Ya hemos señalado los otros temas a encarar en una futura reforma. Ellos apuntan a corregir defectos del funcionamiento del sistema político que dificultan la tarea de gobierno o ponen en ries­go el proceso de consolidación de la democracia, o sientan las bases para la apertura de un nuevo ciclo de crecimiento económico con justicia social.

La extrema competitividad entre los partidos y los protagonis­tas políticas, producto de las reglas de juego que emergen del sis­tema institucional vigente, ha sido otra de las principales causas que vienen dificultando el proceso de reforma. Si se convalida el argumento de que es imposible encararla en medio de una cam­paña electoral, cabe reparar que en nuestro país por el sistema cons­titucional de elecciones periódicas (nacionales y provinciales) existe tal campaña cada dos años, sin contar las internas de los partidos que preceden a los mismos, por lo que podría afirmarse que todos los años son electorales (repárese que justamente 1988 no debió ha­berlo sido). Ello traería aparejado vivir en un cortoplacismo político, al no poder pensarse en las reformas de largo plazo, equivalente al que registra nuestra actividad económica.

Se ha dicho también, con harto frecuencia y superficialidad, que no puede afrontarse un proceso de reforma constitucional mientras existen necesidades más urgentes que atender (bajos salarios, deso­cupación, marginalidad social, etc.). Precisamente porque existen evi­dencias económicas y sociales de una grave crisis, incluso de una pertinaz decadencia nacional, es que —prosiguiendo el camino de los países europeos— debe encararse la tarea de aquella reforma.

Si no se afrontara una crisis de gran magnitud, ¿para qué refor­mar las instituciones? No se cambia lo que funciona, sólo debe cam­biarse aquello que impide el desarrollo político y social.
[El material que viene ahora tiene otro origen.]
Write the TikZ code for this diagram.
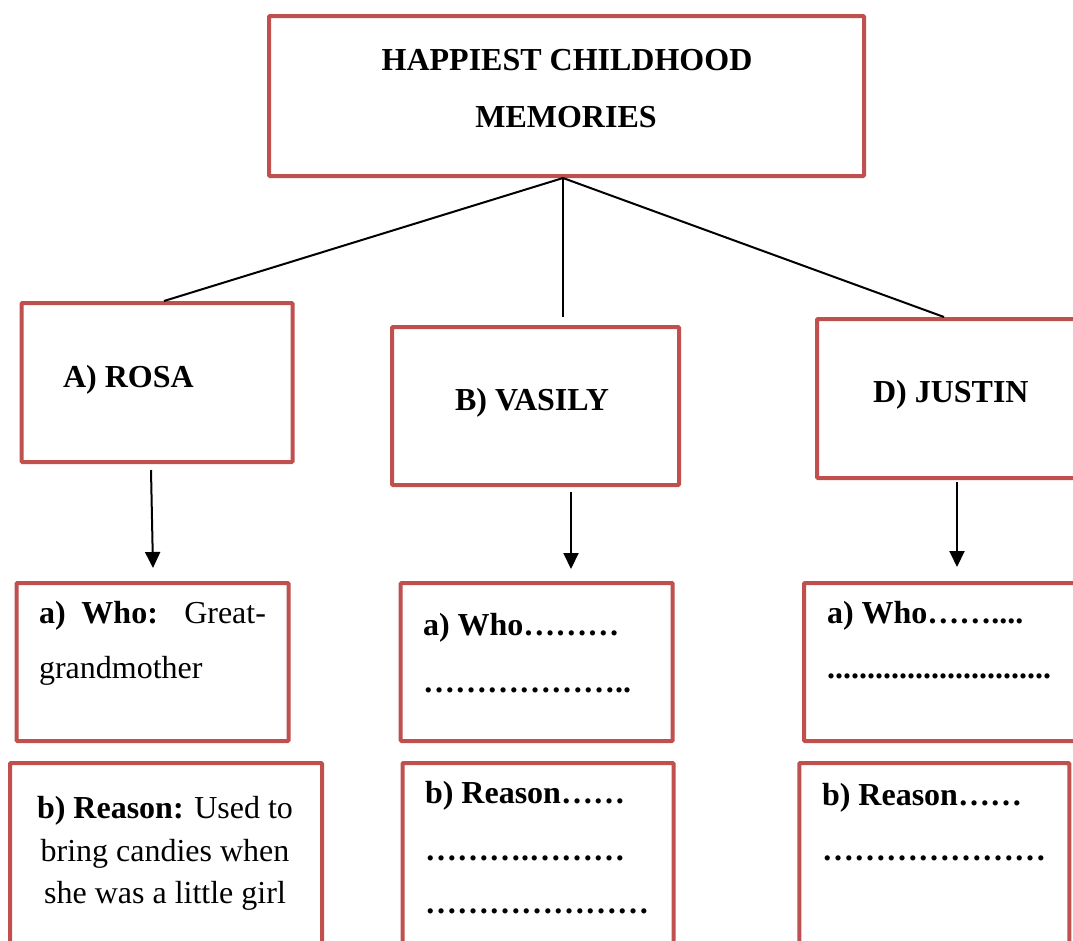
\documentclass[tikz,border=0pt]{standalone}
\usepackage{fontspec}
\setmainfont{Liberation Serif}
\usetikzlibrary{arrows.meta}
\definecolor{boxred}{RGB}{192,80,77}
\tikzset{
  box/.style={draw=boxred, line width=4pt, rectangle, inner sep=0pt, rounded corners=1pt, fill=none},
  txt/.style={inner sep=0pt, outer sep=0pt, font=\fontsize{32}{40}\selectfont},
  conn/.style={draw=black, line width=2pt},
  arr/.style={draw=black, line width=2pt, -{Triangle[length=16pt,width=15pt]}}
}
\begin{document}
\begin{tikzpicture}[x=1pt,y=-1pt]
\clip (0,0) rectangle (1073,940);
\fill[white] (0,0) rectangle (1073,940);
% boxes
\node[box, minimum width=595pt, minimum height=160pt] (top) at (566.5,96) {};
\node[box, minimum width=271pt, minimum height=159pt] (rosa) at (157,382.5) {};
\node[box, minimum width=287pt, minimum height=158pt] (vasily) at (535.5,406) {};
\node[box, minimum width=273pt, minimum height=159pt] (justin) at (953.5,398.5) {};
\node[box, minimum width=272pt, minimum height=158pt] (rosaA) at (152.5,662) {};
\node[box, minimum width=312pt, minimum height=197pt] (rosaB) at (166,861.5) {};
\node[box, minimum width=272pt, minimum height=158pt] (vasA) at (536.7,662) {};
\node[box, minimum width=271pt, minimum height=197pt] (vasB) at (538,861.5) {};
\node[box, minimum width=286pt, minimum height=158pt] (jusA) at (947,662) {};
\node[box, minimum width=270pt, minimum height=197pt] (jusB) at (934.3,861.5) {};
% texts
\node[txt, anchor=base] (t1) at (567,70) {\textbf{HAPPIEST CHILDHOOD}};
\node[txt, anchor=base] (t2) at (566,127) {\textbf{MEMORIES}};
\node[txt, anchor=base west] (rosaT) at (63,387) {\textbf{A) ROSA}};
\node[txt, anchor=base west] (vasT) at (455,410) {\textbf{B) VASILY}};
\node[txt, anchor=base west] (jusT) at (873,402) {\textbf{D) JUSTIN}};
\node[txt, anchor=base west] (ra1) at (39,623) {\makebox[227pt][s]{\textbf{a)} \textbf{Who:} Great-}};
\node[txt, anchor=base west] (ra2) at (39,678) {grandmother};
\node[txt, anchor=base] (rb1) at (165,818) {\textbf{b) Reason:} Used to};
\node[txt, anchor=base] (rb2) at (165,861) {bring candies when};
\node[txt, anchor=base] (rb3) at (165,903) {she was a little girl};
\node[txt, anchor=base west] (va1) at (423,635) {\textbf{a) Who………}};
\node[txt, anchor=base west] (va2) at (423,692) {\textbf{………………..}};
\node[txt, anchor=base west] (vb1) at (425,803) {\textbf{b) Reason……}};
\node[txt, anchor=base west] (vb2) at (425,860) {\textbf{……….………}};
\node[txt, anchor=base west] (vb3) at (425,913) {\textbf{…………………}};
\node[txt, anchor=base west] (ja1) at (827,623) {\textbf{a) Who……....}};
\node[txt, anchor=base west] (ja2) at (827,678) {\textbf{............................}};
\node[txt, anchor=base west] (jb1) at (822,805) {\textbf{b) Reason……}};
\node[txt, anchor=base west] (jb2) at (822,860) {\textbf{…………………}};
% connectors
\coordinate (hub) at ([xshift=-3.5pt]top.south);
\coordinate (vend) at (563,317);
\draw[conn] (hub) -- ([xshift=7pt]rosa.north);
\draw[conn] (hub) -- (vend);
\draw[conn] (hub) -- ([xshift=-9.5pt]justin.north);
% arrows
\coordinate (rs) at (151,470);
\coordinate (re) at (153,568);
\coordinate (vs) at (571,492);
\coordinate (ve) at (571,569);
\coordinate (js) at (957,482);
\coordinate (je) at (957,567);
\draw[arr] (rs) -- (re);
\draw[arr] (vs) -- (ve);
\draw[arr] (js) -- (je);
\end{tikzpicture}
\end{document}
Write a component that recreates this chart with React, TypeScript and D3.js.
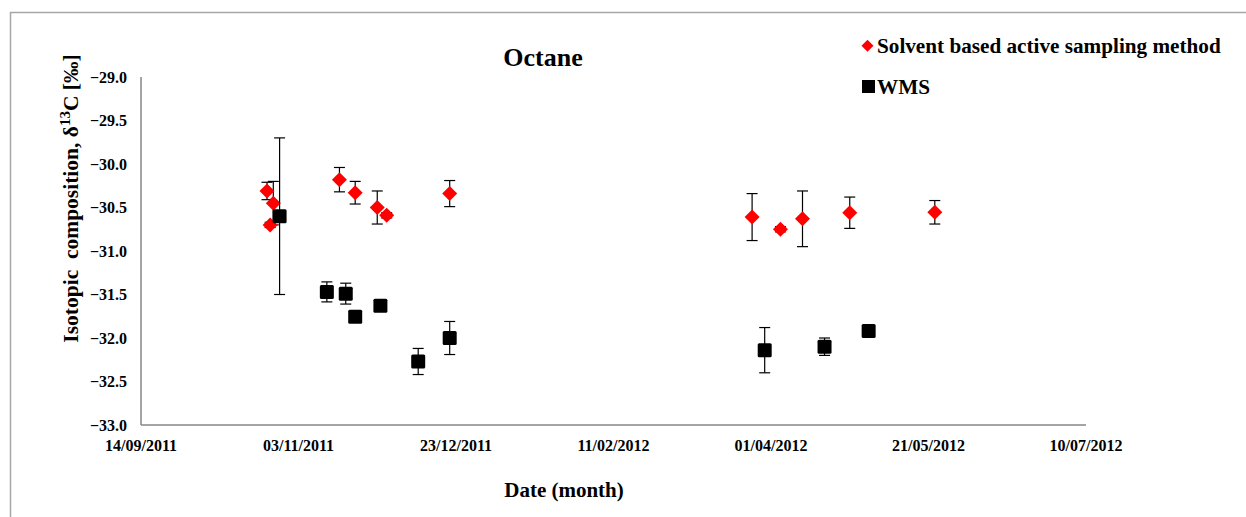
import React from "react";
import * as d3 from "d3";

const solventDates = ["24/10/2011","26/10/2011","25/10/2011","16/11/2011","21/11/2011","28/11/2011","01/12/2011","21/12/2011","26/03/2012","04/04/2012","11/04/2012","26/04/2012","23/05/2012"];
const solventValues = [-30.31,-30.45,-30.70,-30.18,-30.33,-30.50,-30.59,-30.34,-30.61,-30.75,-30.63,-30.56,-30.555];
const solventErrors = [0.10,0.25,0.03,0.14,0.13,0.19,0.03,0.15,0.27,0.03,0.32,0.18,0.135];

const wmsDates = ["28/10/2011","12/11/2011","18/11/2011","21/11/2011","29/11/2011","11/12/2011","21/12/2011","30/03/2012","18/04/2012","02/05/2012"];
const wmsValues = [-30.60,-31.47,-31.49,-31.755,-31.63,-32.27,-32.00,-32.14,-32.10,-31.92];
const wmsErrors = [0.90,0.115,0.12,0.02,0.05,0.15,0.19,0.26,0.10,0.03];

const xTickLabels = ["14/09/2011","03/11/2011","23/12/2011","11/02/2012","01/04/2012","21/05/2012","10/07/2012"];
const yTicks = [-29.0,-29.5,-30.0,-30.5,-31.0,-31.5,-32.0,-32.5,-33.0];

const FONT = "'Liberation Serif', 'Times New Roman', serif";

export default function App() {
  const W = 1246, H = 517;
  const parse = d3.utcParse("%d/%m/%Y");
  const left = 141, right = 1086, top = 77, bottom = 425;
  const x = d3.scaleUtc()
    .domain([parse(xTickLabels[0])!, parse(xTickLabels[xTickLabels.length - 1])!])
    .range([left, right]);
  const y = d3.scaleLinear().domain([-33, -29]).range([bottom, top]);
  const fmt = d3.format(".1f");

  const solvent = solventDates.map((d, i) => ({ x: x(parse(d)!), v: solventValues[i], e: solventErrors[i] }));
  const wms = wmsDates.map((d, i) => ({ x: x(parse(d)!), v: wmsValues[i], e: wmsErrors[i] }));

  const diamond = (cx: number, cy: number, r: number) =>
    `M${cx},${cy - r}L${cx + r},${cy}L${cx},${cy + r}L${cx - r},${cy}Z`;

  const errBars = (pts: { x: number; v: number; e: number }[], key: string) =>
    pts.map((p, i) => {
      const y1 = y(p.v + p.e), y2 = y(p.v - p.e);
      return (
        <g key={key + i} stroke="#000" strokeWidth={1.2}>
          <line x1={p.x} x2={p.x} y1={y1} y2={y2} />
          <line x1={p.x - 5.5} x2={p.x + 5.5} y1={y1} y2={y1} />
          <line x1={p.x - 5.5} x2={p.x + 5.5} y1={y2} y2={y2} />
        </g>
      );
    });

  return (
    <svg width={W} height={H} style={{ position: "absolute", left: 0, top: 0, background: "#fff" }} fontFamily={FONT}>
      <rect x={10.5} y={12.5} width={1250} height={520} fill="#fff" stroke="#a6a6a6" strokeWidth={1.5} />
      {/* axes */}
      <line x1={left} x2={left} y1={top} y2={bottom} stroke="#868686" strokeWidth={1.5} />
      <line x1={left} x2={right} y1={bottom} y2={bottom} stroke="#868686" strokeWidth={1.5} />
      {yTicks.map((t) => (
        <text key={"y" + t} x={127} y={y(t) + 5.5} textAnchor="end" fontSize={16} fontWeight="bold">{fmt(t)}</text>
      ))}
      {xTickLabels.map((t) => (
        <text key={"x" + t} x={x(parse(t)!)} y={450.5} textAnchor="middle" fontSize={16} fontWeight="bold">{t}</text>
      ))}
      {/* titles */}
      <text x={543} y={66} textAnchor="middle" fontSize={26} fontWeight="bold">Octane</text>
      <text x={564} y={497} textAnchor="middle" fontSize={21} fontWeight="bold">Date (month)</text>
      <text transform="translate(77.5,198.5) rotate(-90)" textAnchor="middle" fontSize={21.5} fontWeight="bold" style={{ whiteSpace: "pre" }}>
        {"Isotopic  composition, δ"}
        <tspan fontSize={15} dy={-8}>13</tspan>
        <tspan dy={8}>{"C [‰]"}</tspan>
      </text>
      {/* series */}
      {errBars(solvent, "se")}
      {solvent.map((p, i) => (
        <path key={"s" + i} d={diamond(p.x, y(p.v), 7.5)} fill="#ff0000" />
      ))}
      {errBars(wms, "we")}
      {wms.map((p, i) => (
        <rect key={"w" + i} x={p.x - 7} y={y(p.v) - 7} width={14} height={14} rx={1.5} fill="#000" />
      ))}
      {/* legend */}
      <path d={diamond(867.5, 45.8, 6)} fill="#ff0000" />
      <text x={877} y={53} fontSize={21.2} fontWeight="bold">Solvent based active sampling method</text>
      <rect x={862} y={80} width={13} height={13} fill="#000" />
      <text x={877} y={94} fontSize={21.2} fontWeight="bold">WMS</text>
    </svg>
  );
}
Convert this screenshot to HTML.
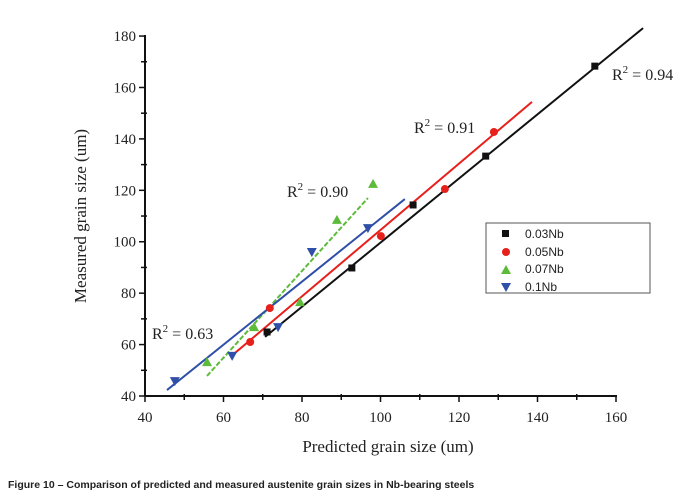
<!DOCTYPE html>
<html><head><meta charset="utf-8"><style>
html,body{margin:0;padding:0;background:#fff;}
svg{display:block;}
.tk{font-family:"Liberation Serif",serif;font-size:15px;fill:#222;}
</style></head><body>
<svg id="chart" width="694" height="493" viewBox="0 0 694 493">
<g id="axes"></g><g id="lines"></g><g id="marks"></g>
<text x="86" y="216" transform="rotate(-90 86 216)" text-anchor="middle" font-family="Liberation Serif,serif" font-size="17" fill="#222">Measured grain size (um)</text>
<text x="388" y="452" text-anchor="middle" font-family="Liberation Serif,serif" font-size="17" fill="#222">Predicted grain size (um)</text>
<text x="8" y="488" font-family="Liberation Sans,sans-serif" font-size="10.5" font-weight="bold" fill="#222">Figure 10 – Comparison of predicted and measured austenite grain sizes in Nb-bearing steels</text>
<g font-family="Liberation Serif,serif" font-size="16" fill="#222">
<text x="612" y="80">R<tspan dy="-7" font-size="11">2</tspan><tspan dy="7"> = 0.94</tspan></text>
<text x="414" y="133">R<tspan dy="-7" font-size="11">2</tspan><tspan dy="7"> = 0.91</tspan></text>
<text x="287" y="197">R<tspan dy="-7" font-size="11">2</tspan><tspan dy="7"> = 0.90</tspan></text>
<text x="152" y="339">R<tspan dy="-7" font-size="11">2</tspan><tspan dy="7"> = 0.63</tspan></text>
</g>
<g>
<rect x="486" y="223" width="164" height="70" fill="#fff" stroke="#555" stroke-width="1"/>
<rect x="502" y="230" width="7" height="7" fill="#111"/>
<text x="525" y="238" font-family="Liberation Sans,sans-serif" font-size="12" fill="#222">0.03Nb</text>
<circle cx="506" cy="252" r="4" fill="#e8201c"/>
<text x="525" y="256" font-family="Liberation Sans,sans-serif" font-size="12" fill="#222">0.05Nb</text>
<polygon points="506,265 511,274 501,274" fill="#5dbb3a"/>
<text x="525" y="273" font-family="Liberation Sans,sans-serif" font-size="12" fill="#222">0.07Nb</text>
<polygon points="501,283 511,283 506,292" fill="#2f4fa8"/>
<text x="525" y="291" font-family="Liberation Sans,sans-serif" font-size="12" fill="#222">0.1Nb</text>
</g>
</svg>
<script>
const xTicks=[40,60,80,100,120,140,160];
const yTicks=[40,60,80,100,120,140,160,180];
const seriesNames=["0.03Nb","0.05Nb","0.07Nb","0.1Nb"];
const blackX=[71.1,92.7,108.3,126.8,154.6];
const blackY=[64.9,89.8,114.3,133.3,168.3];
const redX=[66.8,71.8,100.1,116.4,128.9];
const redY=[61,74.2,102.2,120.5,142.7];
const greenX=[55.8,67.8,79.5,88.9,98.1];
const greenY=[53.2,66.8,76.5,108.5,122.5];
const blueX=[47.6,62.2,73.9,82.5,96.8];
const blueY=[45.8,55.6,66.8,96,105.3];
const blackFitX=[70.6,166.9];const blackFitY=[63,183.1];
const redFitX=[62.9,138.6];const redFitY=[56.7,154.4];
const greenFitX=[55.8,96.8];const greenFitY=[47.8,117];
const blueFitX=[45.6,106.2];const blueFitY=[42.3,116.6];

const X0=145,XS=3.925,Y0=396,YS=2.571;
function sx(v){return X0+(v-40)*XS;}
function sy(v){return Y0-(v-40)*YS;}
const NS="http://www.w3.org/2000/svg";
function mk(t,a,p){const e=document.createElementNS(NS,t);for(const k in a)e.setAttribute(k,a[k]);p.appendChild(e);return e;}
const ax=document.getElementById('axes');
let l=mk('line',{x1:X0,y1:sy(180)-1,x2:X0,y2:Y0,stroke:'#111','stroke-width':2},ax);


l=mk('line',{x1:X0,y1:Y0,x2:sx(160)+1,y2:Y0,stroke:'#111','stroke-width':2},ax);


for(let v=40;v<=160;v+=10){const x=sx(v);const maj=(v%20===0);
 mk('line',{x1:x,y1:Y0-(maj?0:2),x2:x,y2:Y0+(maj?6:4),stroke:'#111','stroke-width':1.5},ax);}
for(let v=40;v<=180;v+=10){const y=sy(v);const maj=(v%20===0);
 mk('line',{x1:X0-(maj?6:4),y1:y,x2:X0+(maj?0:2),y2:y,stroke:'#111','stroke-width':1.5},ax);}
xTicks.forEach(v=>{const t=mk('text',{x:sx(v),y:422,'text-anchor':'middle',class:'tk'},ax);t.textContent=v;
 
 });
yTicks.forEach(v=>{const t=mk('text',{x:X0-9,y:sy(v)+5,'text-anchor':'end',class:'tk'},ax);t.textContent=v;
 
 });
const lg=document.getElementById('lines');
const fits=[[blackFitX,blackFitY,'#111',''],[redFitX,redFitY,'#e8201c',''],[greenFitX,greenFitY,'#5dbb3a','5,2'],[blueFitX,blueFitY,'#2f4fa8','']];
fits.forEach((f,i)=>{const e=mk('line',{x1:sx(f[0][0]),y1:sy(f[1][0]),x2:sx(f[0][1]),y2:sy(f[1][1]),stroke:f[2],'stroke-width':2,'stroke-dasharray':f[3]},lg);
 
 });
const mg=document.getElementById('marks');
blackX.forEach((v,i)=>{const x=sx(v),y=sy(blackY[i]);const e=mk('rect',{x:x-3.5,y:y-3.5,width:7,height:7,fill:'#111'},mg);
 
 });
redX.forEach((v,i)=>{const e=mk('circle',{cx:sx(v),cy:sy(redY[i]),r:4,fill:'#e8201c'},mg);
 
 });
greenX.forEach((v,i)=>{const x=sx(v),y=sy(greenY[i]);const e=mk('polygon',{points:`${x},${y-5} ${x+5},${y+4} ${x-5},${y+4}`,fill:'#5dbb3a'},mg);
 
 });
blueX.forEach((v,i)=>{const x=sx(v),y=sy(blueY[i]);const e=mk('polygon',{points:`${x-5},${y-4} ${x+5},${y-4} ${x},${y+5}`,fill:'#2f4fa8'},mg);
 
 });
</script>
</body></html>
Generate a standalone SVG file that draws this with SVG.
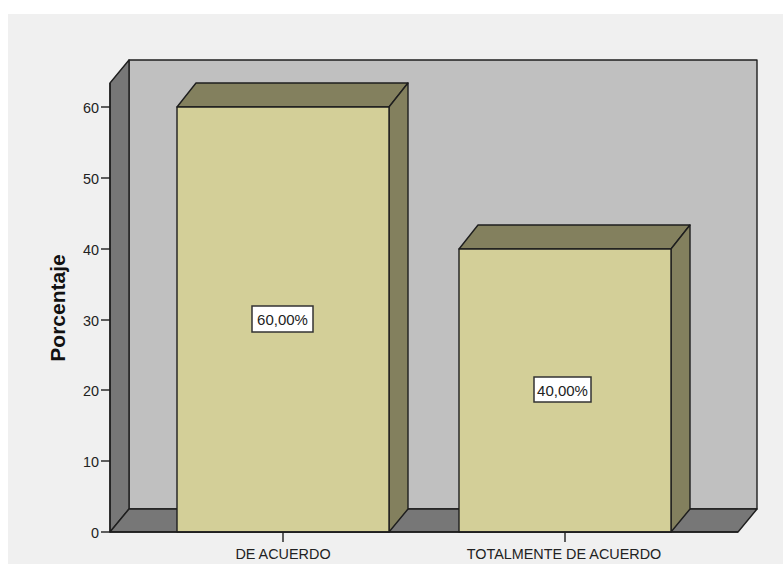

Finalmente, la tarea de reforma desde una perspectiva de con­senso, persigue restablecer la confianza en el futuro, tanto en nuestro propio pueblo como en los países extranjeros. Dar mayor estabilidad al sistema político. Sentar nuevas reglas de juego en lo económico y social. Ello no habrá de ahuyentar el ingreso de los capitales que requiere el desarrollo. Por el contrario será, como lo entendieran lú­cidamente nuestros constituyentes de 1853, la precondición de su venida.